#### [Challenge]
The material below should be written out in full and exactly; pictures stay out of the copy.

#### [Dataset content]
(begin)
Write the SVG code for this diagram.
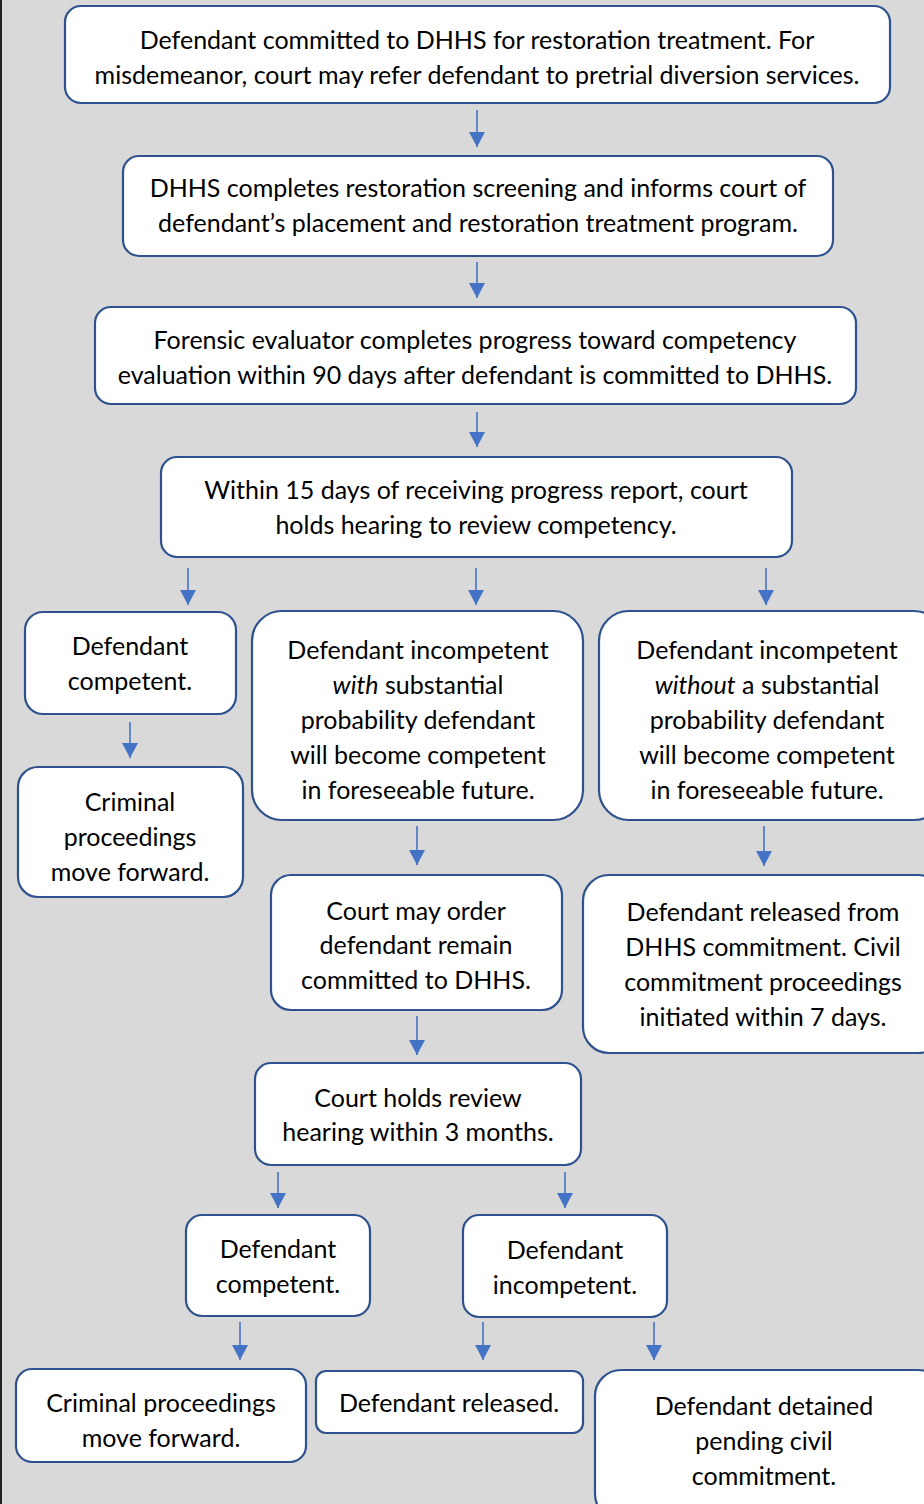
<svg xmlns="http://www.w3.org/2000/svg" width="924" height="1504" viewBox="0 0 924 1504">
<defs>
<marker id="ah" viewBox="0 0 15 16" refX="15" refY="8" markerWidth="15" markerHeight="16" markerUnits="userSpaceOnUse" orient="auto"><path d="M0,0 L15,8 L0,16 Z" fill="#4472c4"/></marker>
<style>
.b{fill:#fff;stroke:#2f528f;stroke-width:2.2}
.t{font-family:Lato,"Noto Sans",sans-serif;font-size:25px;fill:#000;text-anchor:middle}
.c line{stroke:#4472c4;stroke-width:1.6;marker-end:url(#ah)}
</style>
</defs>
<rect x="0" y="0" width="924" height="1504" fill="#d9d9d9"/>
<line x1="1" y1="0" x2="1" y2="1504" stroke="#222" stroke-width="2"/>
<g class="c">
<line x1="477" y1="110" x2="477" y2="147"/>
<line x1="477" y1="262" x2="477" y2="298"/>
<line x1="477" y1="412" x2="477" y2="447"/>
<line x1="188" y1="568" x2="188" y2="605"/>
<line x1="476" y1="568" x2="476" y2="605"/>
<line x1="766" y1="568" x2="766" y2="605"/>
<line x1="130" y1="722" x2="130" y2="758"/>
<line x1="417" y1="826" x2="417" y2="865"/>
<line x1="764" y1="826" x2="764" y2="866"/>
<line x1="417" y1="1016" x2="417" y2="1055"/>
<line x1="278" y1="1172" x2="278" y2="1208"/>
<line x1="565" y1="1172" x2="565" y2="1208"/>
<line x1="240" y1="1322" x2="240" y2="1360"/>
<line x1="483" y1="1322" x2="483" y2="1360"/>
<line x1="654" y1="1322" x2="654" y2="1360"/>
</g>
<g id="n1"><rect class="b" x="65" y="6" width="825" height="97" rx="16"/>
<text class="t" x="477" y="49">Defendant committed to DHHS for restoration treatment. For</text>
<text class="t" x="477" y="84">misdemeanor, court may refer defendant to pretrial diversion services.</text></g>
<g id="n2"><rect class="b" x="123" y="156" width="710" height="100" rx="16"/>
<text class="t" x="478" y="197">DHHS completes restoration screening and informs court of</text>
<text class="t" x="478" y="232">defendant’s placement and restoration treatment program.</text></g>
<g id="n3"><rect class="b" x="95" y="307" width="761" height="97" rx="16"/>
<text class="t" x="475" y="349">Forensic evaluator completes progress toward competency</text>
<text class="t" x="475" y="384">evaluation within 90 days after defendant is committed to DHHS.</text></g>
<g id="n4"><rect class="b" x="161" y="457" width="631" height="100" rx="16"/>
<text class="t" x="476" y="499">Within 15 days of receiving progress report, court</text>
<text class="t" x="476" y="534">holds hearing to review competency.</text></g>
<g id="n5"><rect class="b" x="25" y="612" width="211" height="102" rx="18"/>
<text class="t" x="130" y="655">Defendant</text>
<text class="t" x="130" y="690">competent.</text></g>
<g id="n6"><rect class="b" x="252" y="611" width="331" height="209" rx="30"/>
<text class="t" x="418" y="659">Defendant incompetent</text>
<text class="t" x="418" y="694"><tspan font-style="italic">with</tspan> substantial</text>
<text class="t" x="418" y="729">probability defendant</text>
<text class="t" x="418" y="764">will become competent</text>
<text class="t" x="418" y="799">in foreseeable future.</text></g>
<g id="n7"><rect class="b" x="599" y="611" width="345" height="209" rx="30"/>
<text class="t" x="767" y="659">Defendant incompetent</text>
<text class="t" x="767" y="694"><tspan font-style="italic">without</tspan> a substantial</text>
<text class="t" x="767" y="729">probability defendant</text>
<text class="t" x="767" y="764">will become competent</text>
<text class="t" x="767" y="799">in foreseeable future.</text></g>
<g id="n8"><rect class="b" x="18" y="767" width="225" height="130" rx="20"/>
<text class="t" x="130" y="811">Criminal</text>
<text class="t" x="130" y="846">proceedings</text>
<text class="t" x="130" y="881">move forward.</text></g>
<g id="n9"><rect class="b" x="271" y="875" width="291" height="135" rx="20"/>
<text class="t" x="416" y="920">Court may order</text>
<text class="t" x="416" y="954">defendant remain</text>
<text class="t" x="416" y="989">committed to DHHS.</text></g>
<g id="n10"><rect class="b" x="583" y="875" width="361" height="178" rx="26"/>
<text class="t" x="763" y="921">Defendant released from</text>
<text class="t" x="763" y="956">DHHS commitment. Civil</text>
<text class="t" x="763" y="991">commitment proceedings</text>
<text class="t" x="763" y="1026">initiated within 7 days.</text></g>
<g id="n11"><rect class="b" x="255" y="1063" width="326" height="102" rx="16"/>
<text class="t" x="418" y="1107">Court holds review</text>
<text class="t" x="418" y="1141">hearing within 3 months.</text></g>
<g id="n12"><rect class="b" x="186" y="1215" width="184" height="101" rx="16"/>
<text class="t" x="278" y="1258">Defendant</text>
<text class="t" x="278" y="1293">competent.</text></g>
<g id="n13"><rect class="b" x="463" y="1215" width="204" height="102" rx="16"/>
<text class="t" x="565" y="1259">Defendant</text>
<text class="t" x="565" y="1294">incompetent.</text></g>
<g id="n14"><rect class="b" x="16" y="1369" width="290" height="93" rx="16"/>
<text class="t" x="161" y="1412">Criminal proceedings</text>
<text class="t" x="161" y="1447">move forward.</text></g>
<g id="n15"><rect class="b" x="316" y="1371" width="267" height="62" rx="10"/>
<text class="t" x="449" y="1412">Defendant released.</text></g>
<g id="n16"><rect class="b" x="595" y="1370" width="349" height="150" rx="26"/>
<text class="t" x="764" y="1415">Defendant detained</text>
<text class="t" x="764" y="1450">pending civil</text>
<text class="t" x="764" y="1485">commitment.</text></g>
</svg>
(end)
#### [Expected answer]
Write the SVG code for this diagram.
<svg xmlns="http://www.w3.org/2000/svg" width="924" height="1504" viewBox="0 0 924 1504">
<defs>
<marker id="ah" viewBox="0 0 15 16" refX="15" refY="8" markerWidth="15" markerHeight="16" markerUnits="userSpaceOnUse" orient="auto"><path d="M0,0 L15,8 L0,16 Z" fill="#4472c4"/></marker>
<style>
.b{fill:#fff;stroke:#2f528f;stroke-width:2.2}
.t{font-family:Lato,"Noto Sans",sans-serif;font-size:25px;fill:#000;text-anchor:middle}
.c line{stroke:#4472c4;stroke-width:1.6;marker-end:url(#ah)}
</style>
</defs>
<rect x="0" y="0" width="924" height="1504" fill="#d9d9d9"/>
<line x1="1" y1="0" x2="1" y2="1504" stroke="#222" stroke-width="2"/>
<g class="c">
<line x1="477" y1="110" x2="477" y2="147"/>
<line x1="477" y1="262" x2="477" y2="298"/>
<line x1="477" y1="412" x2="477" y2="447"/>
<line x1="188" y1="568" x2="188" y2="605"/>
<line x1="476" y1="568" x2="476" y2="605"/>
<line x1="766" y1="568" x2="766" y2="605"/>
<line x1="130" y1="722" x2="130" y2="758"/>
<line x1="417" y1="826" x2="417" y2="865"/>
<line x1="764" y1="826" x2="764" y2="866"/>
<line x1="417" y1="1016" x2="417" y2="1055"/>
<line x1="278" y1="1172" x2="278" y2="1208"/>
<line x1="565" y1="1172" x2="565" y2="1208"/>
<line x1="240" y1="1322" x2="240" y2="1360"/>
<line x1="483" y1="1322" x2="483" y2="1360"/>
<line x1="654" y1="1322" x2="654" y2="1360"/>
</g>
<g id="n1"><rect class="b" x="65" y="6" width="825" height="97" rx="16"/>
<text class="t" x="477" y="49">Defendant committed to DHHS for restoration treatment. For</text>
<text class="t" x="477" y="84">misdemeanor, court may refer defendant to pretrial diversion services.</text></g>
<g id="n2"><rect class="b" x="123" y="156" width="710" height="100" rx="16"/>
<text class="t" x="478" y="197">DHHS completes restoration screening and informs court of</text>
<text class="t" x="478" y="232">defendant’s placement and restoration treatment program.</text></g>
<g id="n3"><rect class="b" x="95" y="307" width="761" height="97" rx="16"/>
<text class="t" x="475" y="349">Forensic evaluator completes progress toward competency</text>
<text class="t" x="475" y="384">evaluation within 90 days after defendant is committed to DHHS.</text></g>
<g id="n4"><rect class="b" x="161" y="457" width="631" height="100" rx="16"/>
<text class="t" x="476" y="499">Within 15 days of receiving progress report, court</text>
<text class="t" x="476" y="534">holds hearing to review competency.</text></g>
<g id="n5"><rect class="b" x="25" y="612" width="211" height="102" rx="18"/>
<text class="t" x="130" y="655">Defendant</text>
<text class="t" x="130" y="690">competent.</text></g>
<g id="n6"><rect class="b" x="252" y="611" width="331" height="209" rx="30"/>
<text class="t" x="418" y="659">Defendant incompetent</text>
<text class="t" x="418" y="694"><tspan font-style="italic">with</tspan> substantial</text>
<text class="t" x="418" y="729">probability defendant</text>
<text class="t" x="418" y="764">will become competent</text>
<text class="t" x="418" y="799">in foreseeable future.</text></g>
<g id="n7"><rect class="b" x="599" y="611" width="345" height="209" rx="30"/>
<text class="t" x="767" y="659">Defendant incompetent</text>
<text class="t" x="767" y="694"><tspan font-style="italic">without</tspan> a substantial</text>
<text class="t" x="767" y="729">probability defendant</text>
<text class="t" x="767" y="764">will become competent</text>
<text class="t" x="767" y="799">in foreseeable future.</text></g>
<g id="n8"><rect class="b" x="18" y="767" width="225" height="130" rx="20"/>
<text class="t" x="130" y="811">Criminal</text>
<text class="t" x="130" y="846">proceedings</text>
<text class="t" x="130" y="881">move forward.</text></g>
<g id="n9"><rect class="b" x="271" y="875" width="291" height="135" rx="20"/>
<text class="t" x="416" y="920">Court may order</text>
<text class="t" x="416" y="954">defendant remain</text>
<text class="t" x="416" y="989">committed to DHHS.</text></g>
<g id="n10"><rect class="b" x="583" y="875" width="361" height="178" rx="26"/>
<text class="t" x="763" y="921">Defendant released from</text>
<text class="t" x="763" y="956">DHHS commitment. Civil</text>
<text class="t" x="763" y="991">commitment proceedings</text>
<text class="t" x="763" y="1026">initiated within 7 days.</text></g>
<g id="n11"><rect class="b" x="255" y="1063" width="326" height="102" rx="16"/>
<text class="t" x="418" y="1107">Court holds review</text>
<text class="t" x="418" y="1141">hearing within 3 months.</text></g>
<g id="n12"><rect class="b" x="186" y="1215" width="184" height="101" rx="16"/>
<text class="t" x="278" y="1258">Defendant</text>
<text class="t" x="278" y="1293">competent.</text></g>
<g id="n13"><rect class="b" x="463" y="1215" width="204" height="102" rx="16"/>
<text class="t" x="565" y="1259">Defendant</text>
<text class="t" x="565" y="1294">incompetent.</text></g>
<g id="n14"><rect class="b" x="16" y="1369" width="290" height="93" rx="16"/>
<text class="t" x="161" y="1412">Criminal proceedings</text>
<text class="t" x="161" y="1447">move forward.</text></g>
<g id="n15"><rect class="b" x="316" y="1371" width="267" height="62" rx="10"/>
<text class="t" x="449" y="1412">Defendant released.</text></g>
<g id="n16"><rect class="b" x="595" y="1370" width="349" height="150" rx="26"/>
<text class="t" x="764" y="1415">Defendant detained</text>
<text class="t" x="764" y="1450">pending civil</text>
<text class="t" x="764" y="1485">commitment.</text></g>
</svg>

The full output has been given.